Hélène Berr
JOURNAL
Editions Tallandier, 2008 / Collection Points Seuil, 2009
Une parole retrouvée On doit à la ténacité de Mariette Job, nièce d’Hélène Berr, qu’ait pu paraître, soixante-quatre ans après sa rédaction, le journal que la jeune femme a tenu sous l’Occupation, d’avril 1942 au 15 février 1944. Victime des persécutions antisémites, puis déportée, Hélène Berr est morte à vingt-quatre ans en avril 1945 à Bergen-Belsen. Confié par précaution à la cuisinière de la famille Berr au fil de son écriture, le manuscrit fut transmis au fiancé d’Hélène, Jean Morawiecki, qui le remit à Mariette Job en 1994. Exposé en 2002 au Mémorial de la Shoah, le texte a été édité en janvier 2008 aux Editions Tallandier. Le rayonnement de cette « parole retrouvée » fut immédiat. Tiré à cent mille exemplaires en quelques mois, il a depuis été traduit dans trente-huit pays.
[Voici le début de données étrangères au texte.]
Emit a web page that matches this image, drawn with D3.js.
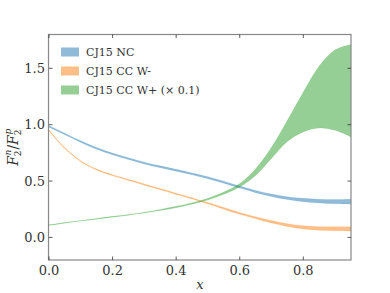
<!DOCTYPE html>
<html>
<head>
<meta charset="utf-8">
<script src="https://cdn.jsdelivr.net/npm/d3@7"></script>
<style>
  body { margin: 0; background: #fff; }
</style>
</head>
<body>
<svg id="chart" width="390" height="293"></svg>
<script>
// x grid shared by all three bands
const xs = [0, 0.05, 0.1, 0.15, 0.2, 0.25, 0.3, 0.35, 0.4, 0.45, 0.5, 0.55, 0.6, 0.65, 0.7, 0.75, 0.8, 0.85, 0.9, 0.95];

// CJ15 NC band
const ncLow  = [0.977, 0.911, 0.843, 0.783, 0.733, 0.691, 0.652, 0.619, 0.588, 0.556, 0.520, 0.481, 0.438, 0.397, 0.363, 0.336, 0.317, 0.305, 0.299, 0.297];
const ncHigh = [0.991, 0.925, 0.857, 0.797, 0.748, 0.706, 0.668, 0.635, 0.604, 0.572, 0.538, 0.499, 0.456, 0.417, 0.385, 0.362, 0.347, 0.339, 0.337, 0.339];

// CJ15 CC W- band
const wmLow  = [0.945, 0.787, 0.672, 0.597, 0.547, 0.506, 0.464, 0.423, 0.382, 0.341, 0.297, 0.251, 0.205, 0.165, 0.128, 0.097, 0.075, 0.064, 0.060, 0.058];
const wmHigh = [0.955, 0.796, 0.681, 0.606, 0.557, 0.516, 0.475, 0.434, 0.393, 0.353, 0.310, 0.265, 0.221, 0.184, 0.150, 0.122, 0.104, 0.096, 0.094, 0.096];

// CJ15 CC W+ band (scaled by 0.1)
const wpLow  = [0.107, 0.127, 0.145, 0.162, 0.180, 0.197, 0.216, 0.239, 0.264, 0.294, 0.332, 0.383, 0.448, 0.550, 0.700, 0.850, 0.935, 0.970, 0.950, 0.890];
const wpHigh = [0.112, 0.132, 0.150, 0.168, 0.187, 0.204, 0.224, 0.249, 0.276, 0.308, 0.348, 0.403, 0.478, 0.610, 0.800, 1.040, 1.290, 1.520, 1.665, 1.712];

const seriesNames = ["CJ15 NC", "CJ15 CC W-", "CJ15 CC W+ (\u00d7 0.1)"];
const seriesColors = ["#1f77b4", "#ff7f0e", "#2ca02c"];
const xTicks = [0, 0.2, 0.4, 0.6, 0.8];
const yTicks = [0, 0.5, 1.0, 1.5];

const width = 390, height = 293;
const margin = { top: 34.5, right: 39, bottom: 33, left: 49 };
const font = "'DejaVu Serif', 'Liberation Serif', serif";

const svg = d3.select('#chart').attr('font-family', font);

const x = d3.scaleLinear().domain([0, 0.95]).range([margin.left, width - margin.right]);
const y = d3.scaleLinear().domain([-0.2, 1.8]).range([height - margin.bottom, margin.top]);

const bands = [
  { low: ncLow, high: ncHigh },
  { low: wmLow, high: wmHigh },
  { low: wpLow, high: wpHigh }
];

const area = d3.area()
  .x((d, i) => x(xs[i]))
  .curve(d3.curveCatmullRom.alpha(0.5));

// clip to plotting region
svg.append('clipPath').attr('id', 'clip')
  .append('rect')
  .attr('x', x(0)).attr('y', y(1.8))
  .attr('width', x(0.95) - x(0)).attr('height', y(-0.2) - y(1.8));

const plot = svg.append('g').attr('clip-path', 'url(#clip)');

bands.forEach((b, k) => {
  plot.append('path')
    .datum(xs)
    .attr('d', area.y0((d, i) => y(b.low[i])).y1((d, i) => y(b.high[i])))
    .attr('fill', seriesColors[k])
    .attr('fill-opacity', 0.5)
    .attr('stroke', seriesColors[k])
    .attr('stroke-opacity', 0.2)
    .attr('stroke-width', 0.5);
});

// frame
const x0 = x(0), x1 = x(0.95), y0 = y(-0.2), y1 = y(1.8);
svg.append('rect')
  .attr('x', x0 - 0.5).attr('y', y1)
  .attr('width', x1 - x0 + 0.5).attr('height', y0 - y1)
  .attr('fill', 'none')
  .attr('stroke', '#888')
  .attr('stroke-width', 1.2);

// inward ticks on all four sides
const tickLen = 3.5;
const ticks = svg.append('g').attr('stroke', '#333').attr('stroke-width', 0.8);
xTicks.forEach(t => {
  ticks.append('line').attr('x1', x(t)).attr('x2', x(t)).attr('y1', y0).attr('y2', y0 - tickLen);
  ticks.append('line').attr('x1', x(t)).attr('x2', x(t)).attr('y1', y1).attr('y2', y1 + tickLen);
});
yTicks.forEach(t => {
  ticks.append('line').attr('x1', x0).attr('x2', x0 + tickLen).attr('y1', y(t)).attr('y2', y(t));
  ticks.append('line').attr('x1', x1).attr('x2', x1 - tickLen).attr('y1', y(t)).attr('y2', y(t));
});

// tick labels
svg.append('g').selectAll('text')
  .data(xTicks)
  .join('text')
  .attr('x', d => x(d))
  .attr('y', y0 + 15)
  .attr('text-anchor', 'middle')
  .style('font-size', '13px')
  .attr('fill', '#333')
  .text(d => d.toFixed(1));

svg.append('g').selectAll('text')
  .data(yTicks)
  .join('text')
  .attr('x', x0 - 4)
  .attr('y', d => y(d))
  .attr('dy', '0.35em')
  .attr('text-anchor', 'end')
  .style('font-size', '13px')
  .attr('fill', '#333')
  .text(d => d.toFixed(1));

// axis titles
svg.append('text')
  .attr('x', (x0 + x1) / 2)
  .attr('y', 289)
  .attr('text-anchor', 'middle')
  .style('font-size', '13px')
  .style('font-style', 'italic')
  .attr('fill', '#333')
  .text('x');

const yl = svg.append('text')
  .attr('transform', `translate(18, ${(y0 + y1) / 2}) rotate(-90)`)
  .attr('text-anchor', 'middle')
  .style('font-size', '14px')
  .attr('fill', '#333');
yl.append('tspan').style('font-style', 'italic').text('F');
yl.append('tspan').attr('dy', 3).style('font-size', '9px').text('2');
yl.append('tspan').attr('dx', -5).attr('dy', -10).style('font-size', '9px').style('font-style', 'italic').text('n');
yl.append('tspan').attr('dy', 7).text('/');
yl.append('tspan').style('font-style', 'italic').text('F');
yl.append('tspan').attr('dy', 3).style('font-size', '9px').text('2');
yl.append('tspan').attr('dx', -5).attr('dy', -10).style('font-size', '9px').style('font-style', 'italic').text('p');

// legend
const legend = svg.append('g');
seriesNames.forEach((name, k) => {
  const ly = 52 + k * 19;
  legend.append('rect')
    .attr('x', 61).attr('y', ly - 4.5)
    .attr('width', 18).attr('height', 9)
    .attr('fill', seriesColors[k])
    .attr('fill-opacity', 0.5);
  legend.append('text')
    .attr('x', 86).attr('y', ly)
    .attr('dy', '0.35em')
    .style('font-size', '11px')
    .attr('fill', '#333')
    .text(name);
});
</script>
</body>
</html>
Journal et histoire Le succès de l’ouvrage et son emprise poignante sur le lecteur tiennent tout autant à l’importance du témoignage qu’il constitue qu’à son étonnante qualité littéraire. Mais en partie seulement. L’émotion du lecteur, en cela très vive, naît de voir la jeune femme s’avancer les yeux grands ouverts, avec ses craintes et ses espoirs, sur un chemin dont l’issue fatale nous est connue. Ecriture et lecture entretiennent ici un rapport d’asymétrie qui porte la dimension tragique du Journal à son comble. Si Hélène Berr saisit le présent à chaud, pas plus que son père lorsqu’il vient d’être arrêté, elle ne connaît « l’issue de l’affaire ». Si elle pressent que « la suite des jours se colore de ce que sera l’histoire », elle ignore vivre les derniers temps de son histoire que nous lisons le cœur serré comme la chronique tendre et grave d’une catastrophe annoncée.
Personne / personnage « Une voix et une présence qui nous accompagneront toute notre vie ». Chacun fera siens ces mots de Patrick Modiano, tant est juste, toujours, l’expression des émotions ambivalentes de la jeune femme, émerveillée par la naissance d’un amour et « la beauté irréelle » d’une journée d’été à la campagne (ce sont des pages admirables), en même temps qu’elle est « obsédée par l’heure, par l’impression que cela allait finir. » Mais plus qu’une voix, le Journal est le portrait d’une âme. Une âme forte et droite qui sait « éprouver son courage » et accepter « le pénible effort de raconter » pour témoigner de l’abjection face au silence et à l’incompréhension. La conscience tragique et lumineuse d’Hélène Berr devient ainsi celle d’un personnage universel, figure à la fois de la lutte de notre humanité contre la barbarie et de notre indéfectible aspiration au bonheur ici-bas.